### DESCRIPTION OF THE TASK
Produce a word-for-word copy of the listing below without its pictures.

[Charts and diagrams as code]
*-*-*

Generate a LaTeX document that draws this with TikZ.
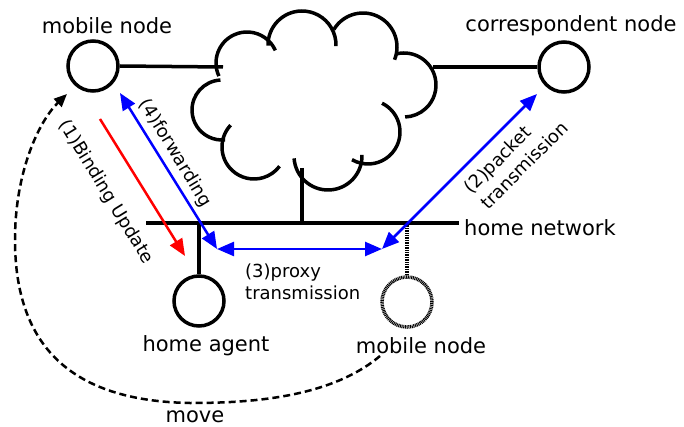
\documentclass[tikz,border=0pt]{standalone}
\usepackage{fontspec}
\setmainfont{DejaVu Sans}
\usetikzlibrary{arrows.meta}
\begin{document}
\begin{tikzpicture}[x=1pt,y=1pt,
  big/.style={font=\fontsize{21}{25}\selectfont, inner sep=0pt},
  small/.style={font=\fontsize{18}{22}\selectfont, inner sep=0pt},
  circ/.style={draw, circle, line width=3.5pt, minimum size=50pt, inner sep=0pt},
  hatch/.style={line width=3.5pt, dash pattern=on 1pt off 0.7pt, draw=black},
  wire/.style={line width=3.5pt},
  barrow/.style={blue, line width=2.5pt, {Triangle[length=17pt,width=14pt]}-{Triangle[length=17pt,width=14pt]}},
  rarrow/.style={red, line width=2.5pt, -{Triangle[length=17pt,width=14pt]}},
  marrow/.style={line width=2.5pt, dash pattern=on 7pt off 4pt, -{Triangle[length=13pt,width=11pt]}},
  cloudarc/.style={line width=3.5pt}
]
\useasboundingbox (0,0) rectangle (684,-427);

% nodes
\node[circ] (mn) at (93,-66) {};
\node[big] (mnl) at (107,-26) {mobile node};
\node[circ] (cn) at (564,-67) {};
\node[big] (cnl) at (571,-26) {correspondent node};
\node[circ] (ha) at (199,-301) {};
\node[big] (hal) at (206,-346) {home agent};
\node[circ, draw=none] (mh) at (407,-302) {};
\draw[hatch] (mh) circle[radius=25pt];
\node[big] (mhl) at (421,-346) {mobile node};

% cloud
\draw[cloudarc] (247,-63) ++(205:31) arc[start angle=205, end angle=24, radius=31];
\draw[cloudarc] (302,-45) ++(181:34) arc[start angle=181, end angle=-2, radius=34];
\draw[cloudarc] (363,-47) ++(149:34) arc[start angle=149, end angle=-22, radius=34];
\draw[cloudarc] (404,-85) ++(103:32) arc[start angle=103, end angle=-88, radius=32];
\draw[cloudarc] (368,-132) ++(64:32) arc[start angle=64, end angle=-120, radius=32];
\draw[cloudarc] (328,-156) ++(2:34) arc[start angle=2, end angle=-176, radius=34];
\draw[cloudarc] (254,-147) ++(137:32) arc[start angle=137, end angle=323, radius=32];
\draw[cloudarc] (222,-110) ++(93:30) arc[start angle=93, end angle=276, radius=30];

% wires
\coordinate (cloudL) at (223,-67);
\coordinate (cloudR) at (433,-67);
\coordinate (trunkT) at (302,-168);
\coordinate (hnL) at (146,-223);
\coordinate (hnR) at (459,-223);
\coordinate (hnT) at (302,-223);
\coordinate (haT) at (199,-223);
\coordinate (mhT) at (407,-223);
\draw[wire] (mn.east) -- (cloudL);
\draw[wire] (cloudR) -- (cn.west);
\draw[wire] (trunkT) -- (hnT);
\draw[wire] (hnL) -- (hnR);
\draw[wire] (haT) -- (ha.north);
\draw[hatch] (mhT) -- (mh.north);
\node[big, anchor=west] (hnl) at (464,-228) {home network};

% arrows
\coordinate (A) at (217,-249);
\coordinate (B) at (382,-249);
\coordinate (mnT) at (120,-93);
\coordinate (cnT) at (537,-94);
\coordinate (rS) at (100,-119);
\coordinate (rE) at (185,-256);
\draw[rarrow] (rS) -- (rE);
\draw[barrow] (A) -- (mnT);
\draw[barrow] (A) -- (B);
\draw[barrow] (B) -- (cnT);

% move
\coordinate (mvS) at (380,-356);
\coordinate (mvE) at (67,-94);
\draw[marrow] (mvS) .. controls (330,-398) and (250,-403) .. (190,-403)
  .. controls (70,-401) and (15,-345) .. (15,-240)
  .. controls (15,-170) and (40,-120) .. (mvE);

% labels
\node[small, rotate=-58.5] (l1) at (106,-192) {(1)Binding Update};
\node[small, rotate=-58.5] (l4) at (175,-153) {(4)forwarding};
\node[small, rotate=45, align=left, font=\fontsize{18}{23}\selectfont] (l2) at (516,-157) {(2)packet\\transmission};
\node[small, anchor=west, align=left] (l3) at (245,-282) {(3)proxy\\transmission};
\node[big] (lmv) at (195,-417) {move};
\end{tikzpicture}
\end{document}
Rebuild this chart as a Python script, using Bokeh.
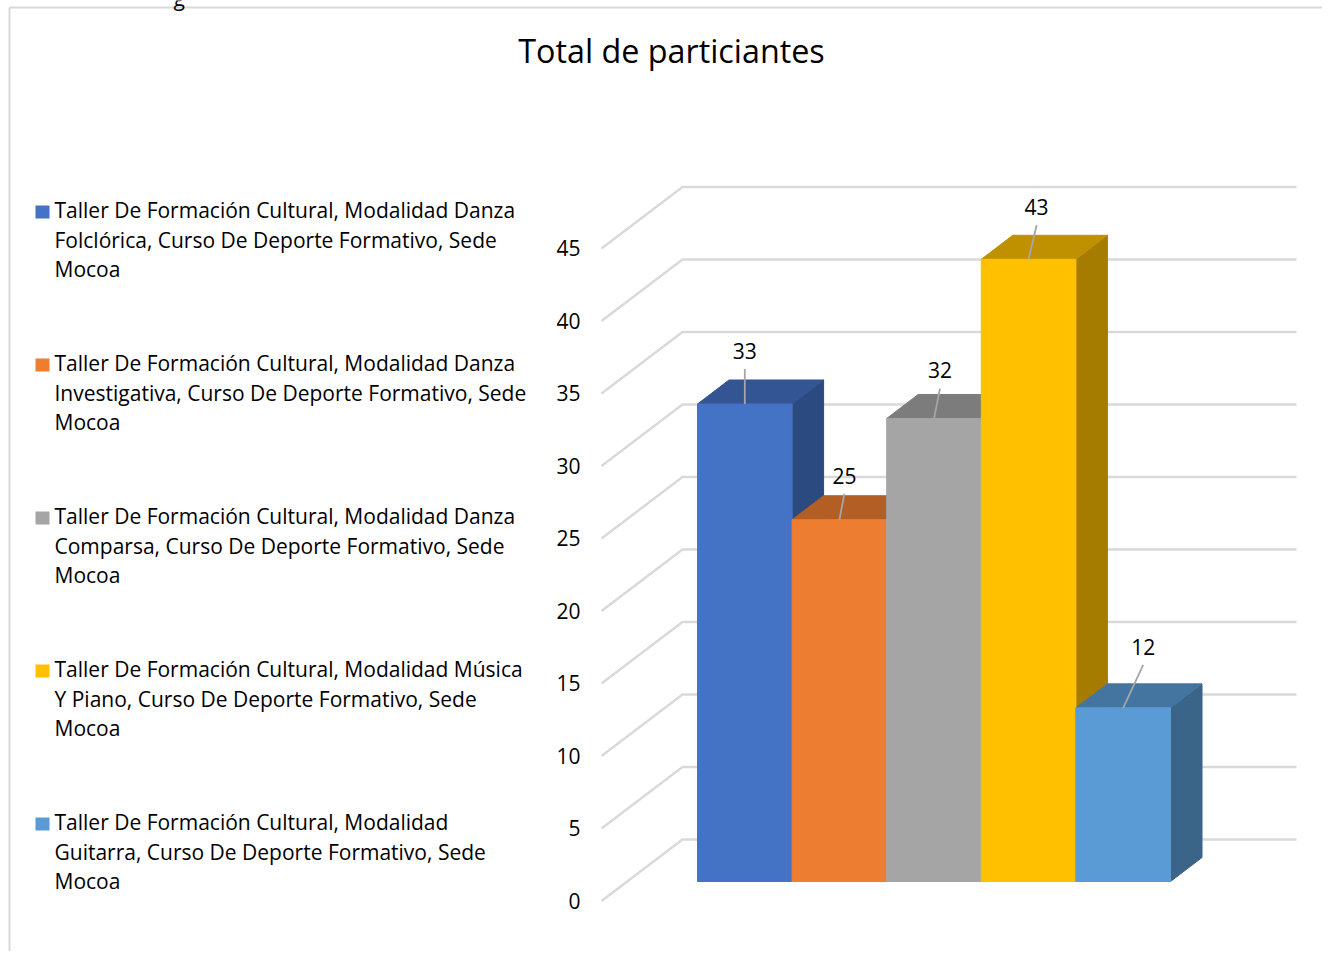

*-*-*

### COMPLETE OUTPUT
Generate a LaTeX document that draws this with TikZ.
\documentclass[tikz,border=0pt]{standalone}
\usepackage{fontspec}
\setmainfont{DejaVu Sans}
\usetikzlibrary{arrows.meta}
\begin{document}
\begin{tikzpicture}[x=1pt,y=1pt,
  big/.style={font=\fontsize{21}{25}\selectfont, inner sep=0pt},
  small/.style={font=\fontsize{18}{22}\selectfont, inner sep=0pt},
  circ/.style={draw, circle, line width=3.5pt, minimum size=50pt, inner sep=0pt},
  hatch/.style={line width=3.5pt, dash pattern=on 1pt off 0.7pt, draw=black},
  wire/.style={line width=3.5pt},
  barrow/.style={blue, line width=2.5pt, {Triangle[length=17pt,width=14pt]}-{Triangle[length=17pt,width=14pt]}},
  rarrow/.style={red, line width=2.5pt, -{Triangle[length=17pt,width=14pt]}},
  marrow/.style={line width=2.5pt, dash pattern=on 7pt off 4pt, -{Triangle[length=13pt,width=11pt]}},
  cloudarc/.style={line width=3.5pt}
]
\useasboundingbox (0,0) rectangle (684,-427);

% nodes
\node[circ] (mn) at (93,-66) {};
\node[big] (mnl) at (107,-26) {mobile node};
\node[circ] (cn) at (564,-67) {};
\node[big] (cnl) at (571,-26) {correspondent node};
\node[circ] (ha) at (199,-301) {};
\node[big] (hal) at (206,-346) {home agent};
\node[circ, draw=none] (mh) at (407,-302) {};
\draw[hatch] (mh) circle[radius=25pt];
\node[big] (mhl) at (421,-346) {mobile node};

% cloud
\draw[cloudarc] (247,-63) ++(205:31) arc[start angle=205, end angle=24, radius=31];
\draw[cloudarc] (302,-45) ++(181:34) arc[start angle=181, end angle=-2, radius=34];
\draw[cloudarc] (363,-47) ++(149:34) arc[start angle=149, end angle=-22, radius=34];
\draw[cloudarc] (404,-85) ++(103:32) arc[start angle=103, end angle=-88, radius=32];
\draw[cloudarc] (368,-132) ++(64:32) arc[start angle=64, end angle=-120, radius=32];
\draw[cloudarc] (328,-156) ++(2:34) arc[start angle=2, end angle=-176, radius=34];
\draw[cloudarc] (254,-147) ++(137:32) arc[start angle=137, end angle=323, radius=32];
\draw[cloudarc] (222,-110) ++(93:30) arc[start angle=93, end angle=276, radius=30];

% wires
\coordinate (cloudL) at (223,-67);
\coordinate (cloudR) at (433,-67);
\coordinate (trunkT) at (302,-168);
\coordinate (hnL) at (146,-223);
\coordinate (hnR) at (459,-223);
\coordinate (hnT) at (302,-223);
\coordinate (haT) at (199,-223);
\coordinate (mhT) at (407,-223);
\draw[wire] (mn.east) -- (cloudL);
\draw[wire] (cloudR) -- (cn.west);
\draw[wire] (trunkT) -- (hnT);
\draw[wire] (hnL) -- (hnR);
\draw[wire] (haT) -- (ha.north);
\draw[hatch] (mhT) -- (mh.north);
\node[big, anchor=west] (hnl) at (464,-228) {home network};

% arrows
\coordinate (A) at (217,-249);
\coordinate (B) at (382,-249);
\coordinate (mnT) at (120,-93);
\coordinate (cnT) at (537,-94);
\coordinate (rS) at (100,-119);
\coordinate (rE) at (185,-256);
\draw[rarrow] (rS) -- (rE);
\draw[barrow] (A) -- (mnT);
\draw[barrow] (A) -- (B);
\draw[barrow] (B) -- (cnT);

% move
\coordinate (mvS) at (380,-356);
\coordinate (mvE) at (67,-94);
\draw[marrow] (mvS) .. controls (330,-398) and (250,-403) .. (190,-403)
  .. controls (70,-401) and (15,-345) .. (15,-240)
  .. controls (15,-170) and (40,-120) .. (mvE);

% labels
\node[small, rotate=-58.5] (l1) at (106,-192) {(1)Binding Update};
\node[small, rotate=-58.5] (l4) at (175,-153) {(4)forwarding};
\node[small, rotate=45, align=left, font=\fontsize{18}{23}\selectfont] (l2) at (516,-157) {(2)packet\\transmission};
\node[small, anchor=west, align=left] (l3) at (245,-282) {(3)proxy\\transmission};
\node[big] (lmv) at (195,-417) {move};
\end{tikzpicture}
\end{document}
Rebuild this chart as a Python script, using Bokeh.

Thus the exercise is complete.